* START Provided entries *
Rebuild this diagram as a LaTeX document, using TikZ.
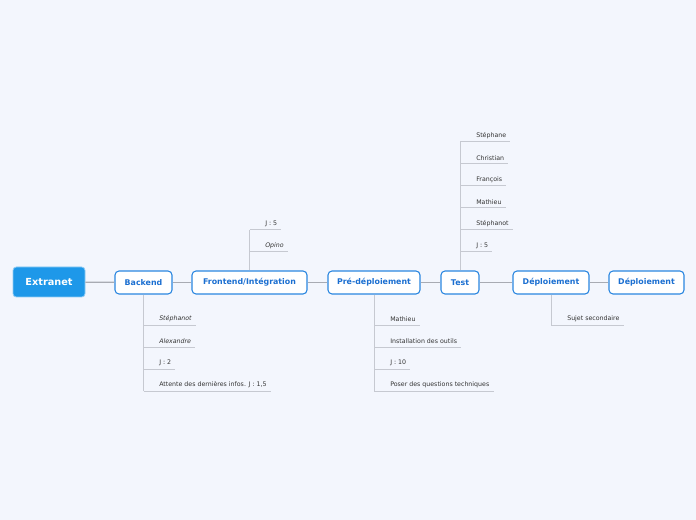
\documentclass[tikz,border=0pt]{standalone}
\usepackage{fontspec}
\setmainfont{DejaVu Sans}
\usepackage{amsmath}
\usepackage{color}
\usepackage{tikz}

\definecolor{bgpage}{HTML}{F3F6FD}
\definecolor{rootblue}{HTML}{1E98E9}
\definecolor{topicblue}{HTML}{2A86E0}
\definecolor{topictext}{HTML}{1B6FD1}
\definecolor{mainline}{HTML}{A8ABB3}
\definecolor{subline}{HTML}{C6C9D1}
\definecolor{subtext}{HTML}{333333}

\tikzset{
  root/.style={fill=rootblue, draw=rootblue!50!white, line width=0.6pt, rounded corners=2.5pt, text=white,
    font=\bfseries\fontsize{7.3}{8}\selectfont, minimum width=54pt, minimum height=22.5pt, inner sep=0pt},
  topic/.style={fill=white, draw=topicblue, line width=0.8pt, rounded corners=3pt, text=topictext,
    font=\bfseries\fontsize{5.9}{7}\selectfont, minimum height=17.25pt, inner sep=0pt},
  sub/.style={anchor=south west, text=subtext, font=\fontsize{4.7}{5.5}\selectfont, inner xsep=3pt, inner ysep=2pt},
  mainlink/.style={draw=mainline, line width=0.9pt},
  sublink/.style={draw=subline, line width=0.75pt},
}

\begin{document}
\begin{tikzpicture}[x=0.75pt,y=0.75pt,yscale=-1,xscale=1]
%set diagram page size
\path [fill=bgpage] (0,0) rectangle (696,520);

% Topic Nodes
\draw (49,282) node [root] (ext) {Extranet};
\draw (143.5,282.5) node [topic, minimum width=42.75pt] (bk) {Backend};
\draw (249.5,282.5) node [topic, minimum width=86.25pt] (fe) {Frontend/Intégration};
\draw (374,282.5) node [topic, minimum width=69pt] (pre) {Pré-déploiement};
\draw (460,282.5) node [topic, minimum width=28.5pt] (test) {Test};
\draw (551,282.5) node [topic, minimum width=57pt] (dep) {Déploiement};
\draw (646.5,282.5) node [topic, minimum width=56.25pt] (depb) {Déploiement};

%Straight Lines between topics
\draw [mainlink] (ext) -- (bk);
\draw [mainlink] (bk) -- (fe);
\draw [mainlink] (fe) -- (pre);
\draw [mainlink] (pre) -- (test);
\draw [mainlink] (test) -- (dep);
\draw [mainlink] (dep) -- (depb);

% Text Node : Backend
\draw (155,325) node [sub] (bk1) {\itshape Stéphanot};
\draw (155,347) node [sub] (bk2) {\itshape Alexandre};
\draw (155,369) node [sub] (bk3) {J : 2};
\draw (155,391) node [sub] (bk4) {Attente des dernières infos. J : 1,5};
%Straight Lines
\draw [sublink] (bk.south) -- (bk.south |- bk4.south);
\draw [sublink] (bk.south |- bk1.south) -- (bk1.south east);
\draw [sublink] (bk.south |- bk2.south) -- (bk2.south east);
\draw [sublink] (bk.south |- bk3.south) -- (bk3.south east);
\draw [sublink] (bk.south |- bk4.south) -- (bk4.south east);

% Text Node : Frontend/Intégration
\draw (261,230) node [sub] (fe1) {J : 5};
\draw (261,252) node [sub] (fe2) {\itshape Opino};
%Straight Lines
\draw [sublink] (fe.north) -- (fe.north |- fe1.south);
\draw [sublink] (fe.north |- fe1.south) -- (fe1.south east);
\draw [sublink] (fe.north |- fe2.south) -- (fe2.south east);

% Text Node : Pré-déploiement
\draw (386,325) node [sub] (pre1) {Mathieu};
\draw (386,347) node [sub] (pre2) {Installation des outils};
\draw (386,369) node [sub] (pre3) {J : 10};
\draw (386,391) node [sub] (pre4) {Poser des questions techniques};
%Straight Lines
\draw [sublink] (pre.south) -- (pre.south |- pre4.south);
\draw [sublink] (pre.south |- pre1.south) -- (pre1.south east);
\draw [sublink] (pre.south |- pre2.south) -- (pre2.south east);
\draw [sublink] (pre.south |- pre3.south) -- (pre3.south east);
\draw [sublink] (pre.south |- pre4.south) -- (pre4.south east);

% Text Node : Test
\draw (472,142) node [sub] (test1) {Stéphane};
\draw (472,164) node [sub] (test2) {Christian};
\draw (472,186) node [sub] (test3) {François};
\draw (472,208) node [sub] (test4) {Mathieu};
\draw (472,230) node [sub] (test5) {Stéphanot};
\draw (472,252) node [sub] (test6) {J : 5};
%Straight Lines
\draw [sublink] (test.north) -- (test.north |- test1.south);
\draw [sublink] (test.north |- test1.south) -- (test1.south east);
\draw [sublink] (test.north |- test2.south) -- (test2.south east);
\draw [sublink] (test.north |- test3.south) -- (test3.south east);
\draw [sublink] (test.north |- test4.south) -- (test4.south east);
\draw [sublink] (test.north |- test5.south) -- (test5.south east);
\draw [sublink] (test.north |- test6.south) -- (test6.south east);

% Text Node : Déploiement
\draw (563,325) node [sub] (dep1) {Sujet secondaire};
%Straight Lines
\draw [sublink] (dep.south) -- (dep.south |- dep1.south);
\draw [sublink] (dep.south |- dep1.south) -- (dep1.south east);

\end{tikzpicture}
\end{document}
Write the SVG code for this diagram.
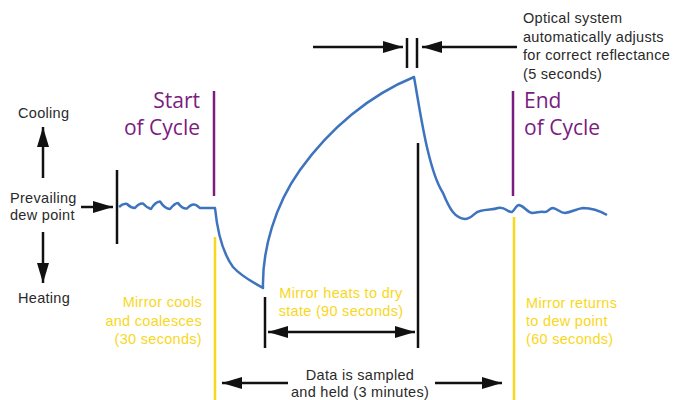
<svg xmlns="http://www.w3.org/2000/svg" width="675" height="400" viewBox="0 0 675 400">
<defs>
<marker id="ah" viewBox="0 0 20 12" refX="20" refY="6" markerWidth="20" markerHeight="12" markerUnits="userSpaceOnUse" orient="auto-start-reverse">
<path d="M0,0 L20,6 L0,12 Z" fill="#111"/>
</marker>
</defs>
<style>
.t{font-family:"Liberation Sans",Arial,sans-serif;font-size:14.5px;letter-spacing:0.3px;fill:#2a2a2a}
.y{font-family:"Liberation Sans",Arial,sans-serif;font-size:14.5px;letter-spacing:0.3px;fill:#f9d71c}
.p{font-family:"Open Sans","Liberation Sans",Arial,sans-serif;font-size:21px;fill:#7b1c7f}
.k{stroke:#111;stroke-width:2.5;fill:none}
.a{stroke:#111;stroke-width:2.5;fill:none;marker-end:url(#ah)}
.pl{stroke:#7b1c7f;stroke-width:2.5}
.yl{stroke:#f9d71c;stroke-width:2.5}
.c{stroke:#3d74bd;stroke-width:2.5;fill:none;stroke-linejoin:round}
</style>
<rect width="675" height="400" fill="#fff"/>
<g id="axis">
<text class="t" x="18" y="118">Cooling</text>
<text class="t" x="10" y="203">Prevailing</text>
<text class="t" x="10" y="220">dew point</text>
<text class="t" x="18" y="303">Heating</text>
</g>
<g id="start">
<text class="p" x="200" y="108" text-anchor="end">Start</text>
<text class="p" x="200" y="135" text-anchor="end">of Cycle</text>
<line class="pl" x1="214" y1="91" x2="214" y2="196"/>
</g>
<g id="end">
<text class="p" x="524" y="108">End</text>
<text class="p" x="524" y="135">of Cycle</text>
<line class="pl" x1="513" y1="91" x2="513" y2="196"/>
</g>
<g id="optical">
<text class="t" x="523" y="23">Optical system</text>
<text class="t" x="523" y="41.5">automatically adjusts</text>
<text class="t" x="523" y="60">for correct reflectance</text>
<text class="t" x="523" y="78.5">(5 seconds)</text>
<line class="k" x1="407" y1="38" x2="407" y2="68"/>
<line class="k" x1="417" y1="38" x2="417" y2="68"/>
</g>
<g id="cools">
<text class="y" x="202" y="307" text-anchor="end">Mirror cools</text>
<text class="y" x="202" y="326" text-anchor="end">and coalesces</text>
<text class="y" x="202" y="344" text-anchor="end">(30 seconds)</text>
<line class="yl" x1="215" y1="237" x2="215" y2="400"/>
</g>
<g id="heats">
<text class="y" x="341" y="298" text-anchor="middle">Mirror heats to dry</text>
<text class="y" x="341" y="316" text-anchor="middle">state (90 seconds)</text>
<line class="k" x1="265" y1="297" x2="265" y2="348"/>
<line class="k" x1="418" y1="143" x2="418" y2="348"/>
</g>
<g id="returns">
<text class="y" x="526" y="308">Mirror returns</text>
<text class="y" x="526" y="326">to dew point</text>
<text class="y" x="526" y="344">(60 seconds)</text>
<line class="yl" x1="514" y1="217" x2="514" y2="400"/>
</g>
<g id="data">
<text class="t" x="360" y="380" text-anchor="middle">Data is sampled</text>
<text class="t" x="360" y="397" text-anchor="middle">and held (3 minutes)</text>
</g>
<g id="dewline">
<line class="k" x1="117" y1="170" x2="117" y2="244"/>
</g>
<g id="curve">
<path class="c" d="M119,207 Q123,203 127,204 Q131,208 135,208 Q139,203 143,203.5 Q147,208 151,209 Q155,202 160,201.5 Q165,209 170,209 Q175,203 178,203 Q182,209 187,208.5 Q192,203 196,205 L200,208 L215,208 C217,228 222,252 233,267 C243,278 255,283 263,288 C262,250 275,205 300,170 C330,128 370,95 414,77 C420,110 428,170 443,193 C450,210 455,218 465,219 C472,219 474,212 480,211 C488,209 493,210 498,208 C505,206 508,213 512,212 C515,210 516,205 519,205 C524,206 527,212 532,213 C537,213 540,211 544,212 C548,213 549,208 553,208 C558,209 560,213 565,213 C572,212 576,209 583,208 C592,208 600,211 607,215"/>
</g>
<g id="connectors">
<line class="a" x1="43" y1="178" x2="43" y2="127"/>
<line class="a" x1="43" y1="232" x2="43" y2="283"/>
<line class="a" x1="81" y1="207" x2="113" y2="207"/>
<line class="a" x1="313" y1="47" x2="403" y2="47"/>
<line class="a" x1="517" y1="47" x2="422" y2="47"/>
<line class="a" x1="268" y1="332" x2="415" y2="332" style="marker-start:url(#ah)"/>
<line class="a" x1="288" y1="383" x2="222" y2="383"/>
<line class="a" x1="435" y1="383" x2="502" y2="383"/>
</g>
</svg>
* END Provided entries *
* Aim of the task
Copy nothing past the line containing "(dep) -- (depb);": reproduce every line from the start of the records up to it, skipping pictures.

* The response
Rebuild this diagram as a LaTeX document, using TikZ.
\documentclass[tikz,border=0pt]{standalone}
\usepackage{fontspec}
\setmainfont{DejaVu Sans}
\usepackage{amsmath}
\usepackage{color}
\usepackage{tikz}

\definecolor{bgpage}{HTML}{F3F6FD}
\definecolor{rootblue}{HTML}{1E98E9}
\definecolor{topicblue}{HTML}{2A86E0}
\definecolor{topictext}{HTML}{1B6FD1}
\definecolor{mainline}{HTML}{A8ABB3}
\definecolor{subline}{HTML}{C6C9D1}
\definecolor{subtext}{HTML}{333333}

\tikzset{
  root/.style={fill=rootblue, draw=rootblue!50!white, line width=0.6pt, rounded corners=2.5pt, text=white,
    font=\bfseries\fontsize{7.3}{8}\selectfont, minimum width=54pt, minimum height=22.5pt, inner sep=0pt},
  topic/.style={fill=white, draw=topicblue, line width=0.8pt, rounded corners=3pt, text=topictext,
    font=\bfseries\fontsize{5.9}{7}\selectfont, minimum height=17.25pt, inner sep=0pt},
  sub/.style={anchor=south west, text=subtext, font=\fontsize{4.7}{5.5}\selectfont, inner xsep=3pt, inner ysep=2pt},
  mainlink/.style={draw=mainline, line width=0.9pt},
  sublink/.style={draw=subline, line width=0.75pt},
}

\begin{document}
\begin{tikzpicture}[x=0.75pt,y=0.75pt,yscale=-1,xscale=1]
%set diagram page size
\path [fill=bgpage] (0,0) rectangle (696,520);

% Topic Nodes
\draw (49,282) node [root] (ext) {Extranet};
\draw (143.5,282.5) node [topic, minimum width=42.75pt] (bk) {Backend};
\draw (249.5,282.5) node [topic, minimum width=86.25pt] (fe) {Frontend/Intégration};
\draw (374,282.5) node [topic, minimum width=69pt] (pre) {Pré-déploiement};
\draw (460,282.5) node [topic, minimum width=28.5pt] (test) {Test};
\draw (551,282.5) node [topic, minimum width=57pt] (dep) {Déploiement};
\draw (646.5,282.5) node [topic, minimum width=56.25pt] (depb) {Déploiement};

%Straight Lines between topics
\draw [mainlink] (ext) -- (bk);
\draw [mainlink] (bk) -- (fe);
\draw [mainlink] (fe) -- (pre);
\draw [mainlink] (pre) -- (test);
\draw [mainlink] (test) -- (dep);
\draw [mainlink] (dep) -- (depb);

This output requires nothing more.